[Begin INPUT RECORDS]

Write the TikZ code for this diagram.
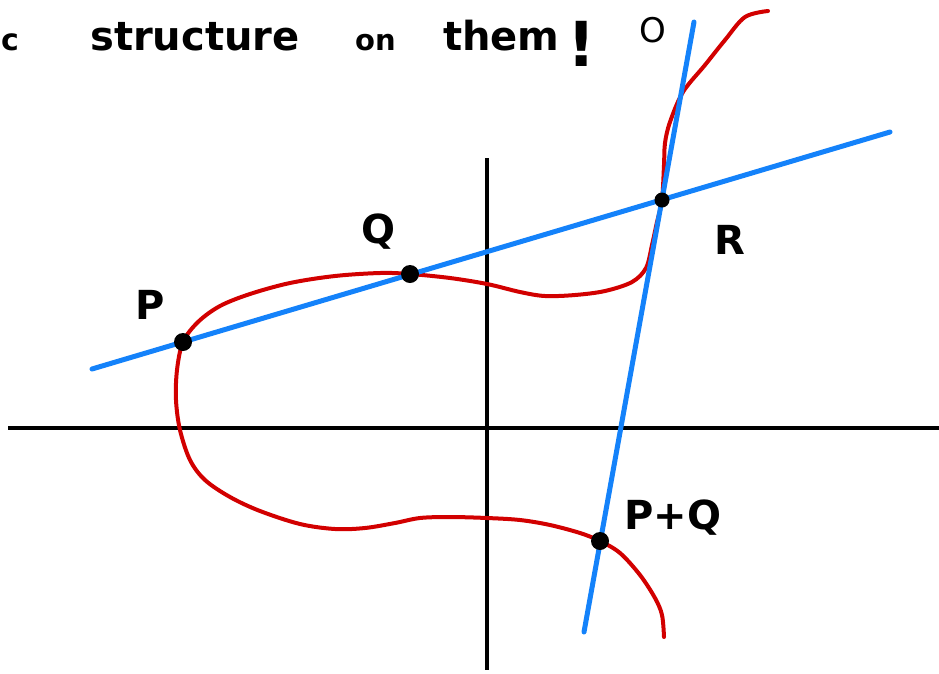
\documentclass[tikz,border=0pt]{standalone}
\usepackage{fontspec}
\setmainfont{DejaVu Sans}
\begin{document}
\begin{tikzpicture}[x=1pt,y=-1pt,
  axis/.style={line width=4.5pt,black},
  bl/.style={line width=5pt,color={rgb,255:red,20;green,130;blue,250},line cap=round},
  curve/.style={line width=4pt,color={rgb,255:red,210;green,0;blue,0},line cap=round,line join=round},
  dot/.style={circle,fill=black,inner sep=0pt,minimum size=18pt},
  lab/.style={font=\fontsize{40}{44}\selectfont\bfseries,inner sep=0pt},
  hw/.style={inner sep=0pt,anchor=base west}]
\useasboundingbox (0,0) rectangle (939,673);
% heading
\node[hw,font=\fontsize{30}{34}\selectfont\bfseries] (t1) at (1,50) {c};
\node[hw,font=\fontsize{40}{44}\selectfont\bfseries] (t2) at (90,50) {structure};
\node[hw,font=\fontsize{29}{33}\selectfont\bfseries] (t3) at (355,50) {on};
\node[hw,font=\fontsize{40}{44}\selectfont\bfseries] (t4) at (443,50) {them};
\node[hw,font=\fontsize{62}{66}\selectfont\bfseries] (t5) at (567,66) {!};
\node[lab,font=\fontsize{34}{38}\selectfont] (O) at (653,30) {O};
% axes
\draw[axis] (487,158) -- (487,670);
\draw[axis] (8,428) -- (939,428);
% red curve
\draw[curve] plot[smooth,tension=0.55] coordinates {
 (664,637) (662,615) (655,598) (640,575) (620,553) (600,541) (580,533) (550,525) (520,520)
 (487,518) (450,517) (420,518) (395,523) (365,528) (335,529) (300,524) (260,511)
 (230,497) (205,480) (190,460) (180,430) (176,400) (177,370) (183,342)
 (198,322) (220,306) (250,294) (290,283) (335,276) (380,273) (410,274) (450,278)
 (487,284) (520,292) (545,296) (575,295) (605,291) (632,282) (646,268) (652,245)
 (657,222) (662,200) (664,165) (665,143) (670,122) (683,92) (705,65) (725,40)
 (745,17) (768,11)};
% blue lines
\coordinate (a1) at (92,369);
\coordinate (a2) at (890,132);
\coordinate (b1) at (694,22);
\coordinate (b2) at (584,632);
\draw[bl] (a1) -- (a2);
\draw[bl] (b1) -- (b2);
% points
\node[dot] (P) at (183,342) {};
\node[dot] (Q) at (410,274) {};
\node[dot,minimum size=15pt] (R) at (662,200) {};
\node[dot] (PQ) at (600,541) {};
% labels
\node[lab] (Pl) at (150,305) {P};
\node[lab] (Ql) at (378,232) {Q};
\node[lab] (Rl) at (730,240) {R};
\node[lab,anchor=west] (PQl) at (624,518) {P+Q};
\end{tikzpicture}
\end{document}
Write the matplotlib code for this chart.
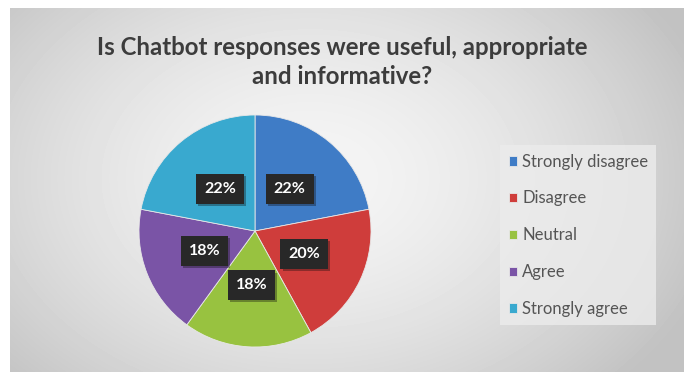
import numpy as np
import matplotlib.pyplot as plt
import matplotlib.patheffects as pe

# survey answers
categories = ['Strongly disagree', 'Disagree', 'Neutral', 'Agree', 'Strongly agree']
shares = [22, 20, 18, 18, 22]
colors = ['#3f7cc6', '#cf3d3b', '#98c240', '#7a54a6', '#39a9cf']
title = 'Is Chatbot responses were useful, appropriate\nand informative?'

W, H = 684, 372
fig = plt.figure(figsize=(W / 100, H / 100), dpi=100)
fig.patch.set_facecolor('white')

# grey chart area with a soft radial light in the middle
bg = fig.add_axes([10 / W, 0, 1 - 10 / W, 1 - 8 / H])
yy, xx = np.mgrid[0:364, 0:674]
d = np.sqrt(((xx - 300) / 420.0) ** 2 + ((yy - 170) / 300.0) ** 2)
shade = np.clip(0.96 - 0.2 * d ** 1.6, 0.76, 0.96)
bg.imshow(shade, cmap='gray', vmin=0, vmax=1, aspect='auto',
          extent=(0, 1, 0, 1), origin='upper', interpolation='bilinear')
bg.set_axis_off()

fig.text(0.5, 1 - 62 / H, title, ha='center', va='center', fontsize=17.3,
         fontweight='bold', color='#3c3c3c', family='Lato', linespacing=1.35)

# pie
cx, cy, r = 255, 231, 116
ax = fig.add_axes([(cx - r) / W, (H - cy - r) / H, 2 * r / W, 2 * r / H])
wedges, texts, autotexts = ax.pie(
    shares, colors=colors, startangle=90, counterclock=False,
    autopct=lambda p: f'{p:.0f}%', pctdistance=0.47,
    wedgeprops=dict(edgecolor='#e8e8e8', linewidth=0.6))
ax.set_xlim(-1, 1)
ax.set_ylim(-1, 1)
ax.set_aspect('auto')
for t in autotexts:
    t.set_color('white')
    t.set_fontsize(11.5)
    t.set_fontweight('bold')
    t.set_family('Lato')
    t.set_bbox(dict(boxstyle='square,pad=0.5', facecolor='#282828',
                    edgecolor='none',
                    path_effects=[pe.SimplePatchShadow(offset=(1.5, -1.5), alpha=0.35),
                                  pe.Normal()]))

# legend on the right
leg = fig.legend(wedges, categories, loc='upper left',
                 bbox_to_anchor=(492 / W, 1 - 137 / H), frameon=True,
                 handlelength=0.5, handleheight=0.5,
                 handletextpad=0.3, labelspacing=1.25, borderpad=0.5,
                 prop={'family': 'Lato', 'size': 12})
leg.get_frame().set_facecolor('#ececec')
leg.get_frame().set_edgecolor('none')
leg.get_frame().set_alpha(0.8)
leg.get_frame().set_boxstyle('square', pad=0)
for t in leg.get_texts():
    t.set_color('#555555')

fig.savefig('out.png', dpi=100, facecolor=fig.get_facecolor())
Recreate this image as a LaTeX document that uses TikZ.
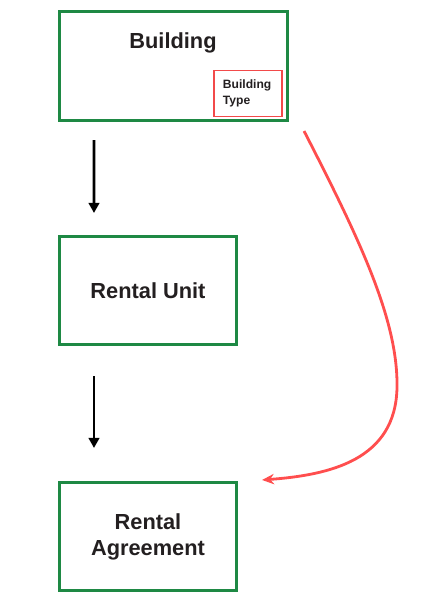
\documentclass[tikz,border=0pt]{standalone}
\usepackage{xcolor}
\usepackage{fontspec}
\setmainfont{Liberation Sans}
\usepackage{tikz}
\usetikzlibrary{arrows.meta}

\definecolor{boxgreen}{RGB}{30,137,68}
\definecolor{linkred}{RGB}{255,78,78}
\definecolor{textdark}{RGB}{35,31,32}

\begin{document}
\begin{tikzpicture}[x=0.025cm, y=-0.025cm,
    every node/.style={text=textdark},
    entity/.style={draw=boxgreen, line width=0.075cm, align=center,
                   font=\fontsize{15.5}{18.6}\selectfont\bfseries},
    attr/.style={draw=linkred!95!black, line width=0.04cm, align=left,
                 text width=1.25cm, inner sep=0.23cm,
                 minimum width=1.71cm, minimum height=1.14cm,
                 font=\fontsize{8.6}{10.9}\selectfont\bfseries},
    flow/.style={-{Triangle[length=0.25cm, width=0.26cm]}, black, line width=0.07cm},
    link/.style={-{Stealth[length=0.3cm, width=0.26cm]}, linkred, line width=0.07cm}]
  \useasboundingbox (0,0) rectangle (437,604);

  % Building with its type
  \node[entity, minimum width=5.7cm, minimum height=2.725cm] (bldg) at (173.5,66) {};
  \node[font=\fontsize{15.5}{18.6}\selectfont\bfseries] (bldgname) at (173,43) {Building};
  \node[attr] (btype) at (248,93.5) {Building\\Type};

  % Unit and agreement
  \node[entity, minimum width=4.425cm, minimum height=2.7cm] (unit) at (148,290.5) {Rental Unit};
  \node[entity, minimum width=4.425cm, minimum height=2.7cm] (agree) at (148,536.5) {Rental\\Agreement};

  % Downward arrows
  \draw[flow] ([xshift=0.9cm, yshift=-0.45cm]bldg.south west) -- ([xshift=0.9cm, yshift=0.55cm]unit.north west);
  \draw[flow] ([xshift=0.9cm, yshift=-0.75cm]unit.south west) -- ([xshift=0.9cm, yshift=0.825cm]agree.north west);

  % Curved link building -> agreement
  \coordinate (bend) at (397,387);
  \draw[link] ([xshift=0.375cm, yshift=-0.225cm]bldg.south east)
    .. controls +(56,109) and +(1,-67) .. (bend)
    .. controls +(-1,73) and +(68,-5) .. ([xshift=0.6cm, yshift=0.025cm]agree.north east);
\end{tikzpicture}
\end{document}
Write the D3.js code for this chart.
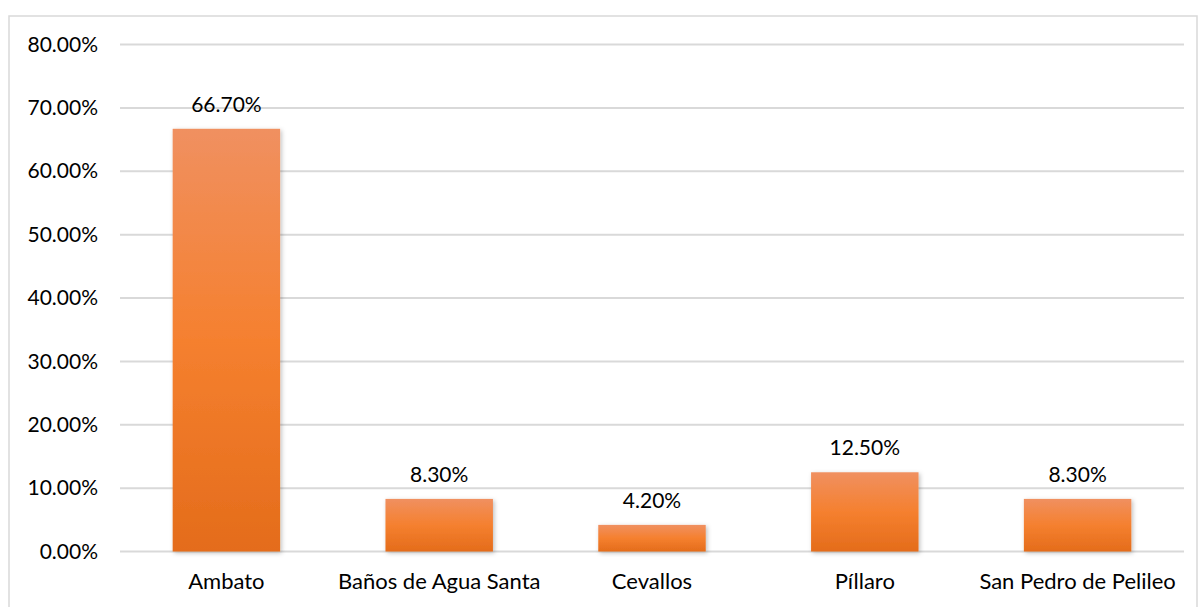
<!DOCTYPE html>
<html>
<head>
<meta charset="utf-8">
<script src="https://cdn.jsdelivr.net/npm/d3@7"></script>
<style>
  body { margin: 0; background: #fff; }
  svg { display: block; }
</style>
</head>
<body>
<script>
// Datos
const categories = ["Ambato", "Baños de Agua Santa", "Cevallos", "Píllaro", "San Pedro de Pelileo"];
const values = [66.7, 8.3, 4.2, 12.5, 8.3];
const yTicks = [0, 10, 20, 30, 40, 50, 60, 70, 80];

const w = 1198;
const h = 607;
const plotLeft = 120, plotRight = 1184, plotTop = 44.5, plotBottom = 551.5;
const font = "Lato, 'Open Sans', sans-serif";

const svg = d3.select("body")
    .append("svg")
    .attr("width", w)
    .attr("height", h);

// Degradado y sombra
const defs = svg.append("defs");
const grad = defs.append("linearGradient")
    .attr("id", "barGrad")
    .attr("x1", 0).attr("y1", 0).attr("x2", 0).attr("y2", 1);
grad.append("stop").attr("offset", "0%").attr("stop-color", "#f09060");
grad.append("stop").attr("offset", "50%").attr("stop-color", "#f5802f");
grad.append("stop").attr("offset", "100%").attr("stop-color", "#e46c1b");

const shadow = defs.append("filter")
    .attr("id", "shadow")
    .attr("x", "-20%").attr("y", "-20%")
    .attr("width", "140%").attr("height", "140%");
shadow.append("feDropShadow")
    .attr("dx", 1.5).attr("dy", 1.5)
    .attr("stdDeviation", 2)
    .attr("flood-color", "#000")
    .attr("flood-opacity", 0.25);

// Borde del gráfico
svg.append("rect")
    .attr("x", 9)
    .attr("y", 16)
    .attr("width", 1188)
    .attr("height", 600)
    .attr("fill", "none")
    .attr("stroke", "#d9d9d9")
    .attr("stroke-width", 1.5);

// Escalas
const xScale = d3.scaleBand()
    .domain(categories)
    .range([plotLeft, plotRight])
    .paddingInner(0.495)
    .paddingOuter(0.2475);

const yScale = d3.scaleLinear()
    .domain([0, 80])
    .range([plotBottom, plotTop]);

// Líneas de cuadrícula
svg.append("g")
    .selectAll("line")
    .data(yTicks)
    .enter()
    .append("line")
    .attr("x1", plotLeft)
    .attr("x2", plotRight)
    .attr("y1", d => yScale(d))
    .attr("y2", d => yScale(d))
    .attr("stroke", "#d9d9d9")
    .attr("stroke-width", 2);

// Eje Y
const yAxis = d3.axisLeft(yScale)
    .tickValues(yTicks)
    .tickSize(0)
    .tickPadding(22)
    .tickFormat(d => d.toFixed(2) + "%");

svg.append("g")
    .attr("transform", `translate(${plotLeft}, 0)`)
    .call(yAxis)
    .call(g => g.select(".domain").remove())
    .call(g => g.selectAll("text")
        .attr("font-family", font)
        .attr("font-size", "21px")
        .attr("fill", "#000"));

// Barras
svg.append("g")
    .selectAll("rect")
    .data(values)
    .enter()
    .append("rect")
    .attr("x", (d, i) => xScale(categories[i]))
    .attr("y", d => yScale(d))
    .attr("width", xScale.bandwidth())
    .attr("height", d => yScale(0) - yScale(d))
    .attr("fill", "url(#barGrad)")
    .attr("filter", "url(#shadow)");

// Etiquetas de valores
svg.append("g")
    .selectAll("text")
    .data(values)
    .enter()
    .append("text")
    .attr("x", (d, i) => xScale(categories[i]) + xScale.bandwidth() / 2)
    .attr("y", d => yScale(d) - 17)
    .attr("text-anchor", "middle")
    .attr("font-family", font)
    .attr("font-size", "21px")
    .attr("fill", "#000")
    .text(d => d.toFixed(2) + "%");

// Eje X
const xAxis = d3.axisBottom(xScale)
    .tickSize(0)
    .tickPadding(22);

svg.append("g")
    .attr("transform", `translate(0, ${plotBottom})`)
    .call(xAxis)
    .call(g => g.select(".domain").remove())
    .call(g => g.selectAll("text")
        .attr("font-family", font)
        .attr("font-size", "22px")
        .attr("fill", "#000"));
</script>
</body>
</html>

[End INPUT RECORDS]

• TASK DIRECTIONS:
Write out the lines from the one containing "Recreate this image" down to the one containing "minimum height=2.7cm] (agree)", both included, exactly as they appear. Leave out any pictures.

• IN RESPONSE:
Recreate this image as a LaTeX document that uses TikZ.
\documentclass[tikz,border=0pt]{standalone}
\usepackage{xcolor}
\usepackage{fontspec}
\setmainfont{Liberation Sans}
\usepackage{tikz}
\usetikzlibrary{arrows.meta}

\definecolor{boxgreen}{RGB}{30,137,68}
\definecolor{linkred}{RGB}{255,78,78}
\definecolor{textdark}{RGB}{35,31,32}

\begin{document}
\begin{tikzpicture}[x=0.025cm, y=-0.025cm,
    every node/.style={text=textdark},
    entity/.style={draw=boxgreen, line width=0.075cm, align=center,
                   font=\fontsize{15.5}{18.6}\selectfont\bfseries},
    attr/.style={draw=linkred!95!black, line width=0.04cm, align=left,
                 text width=1.25cm, inner sep=0.23cm,
                 minimum width=1.71cm, minimum height=1.14cm,
                 font=\fontsize{8.6}{10.9}\selectfont\bfseries},
    flow/.style={-{Triangle[length=0.25cm, width=0.26cm]}, black, line width=0.07cm},
    link/.style={-{Stealth[length=0.3cm, width=0.26cm]}, linkred, line width=0.07cm}]
  \useasboundingbox (0,0) rectangle (437,604);

  % Building with its type
  \node[entity, minimum width=5.7cm, minimum height=2.725cm] (bldg) at (173.5,66) {};
  \node[font=\fontsize{15.5}{18.6}\selectfont\bfseries] (bldgname) at (173,43) {Building};
  \node[attr] (btype) at (248,93.5) {Building\\Type};

  % Unit and agreement
  \node[entity, minimum width=4.425cm, minimum height=2.7cm] (unit) at (148,290.5) {Rental Unit};
  \node[entity, minimum width=4.425cm, minimum height=2.7cm] (agree) at (148,536.5) {Rental\\Agreement};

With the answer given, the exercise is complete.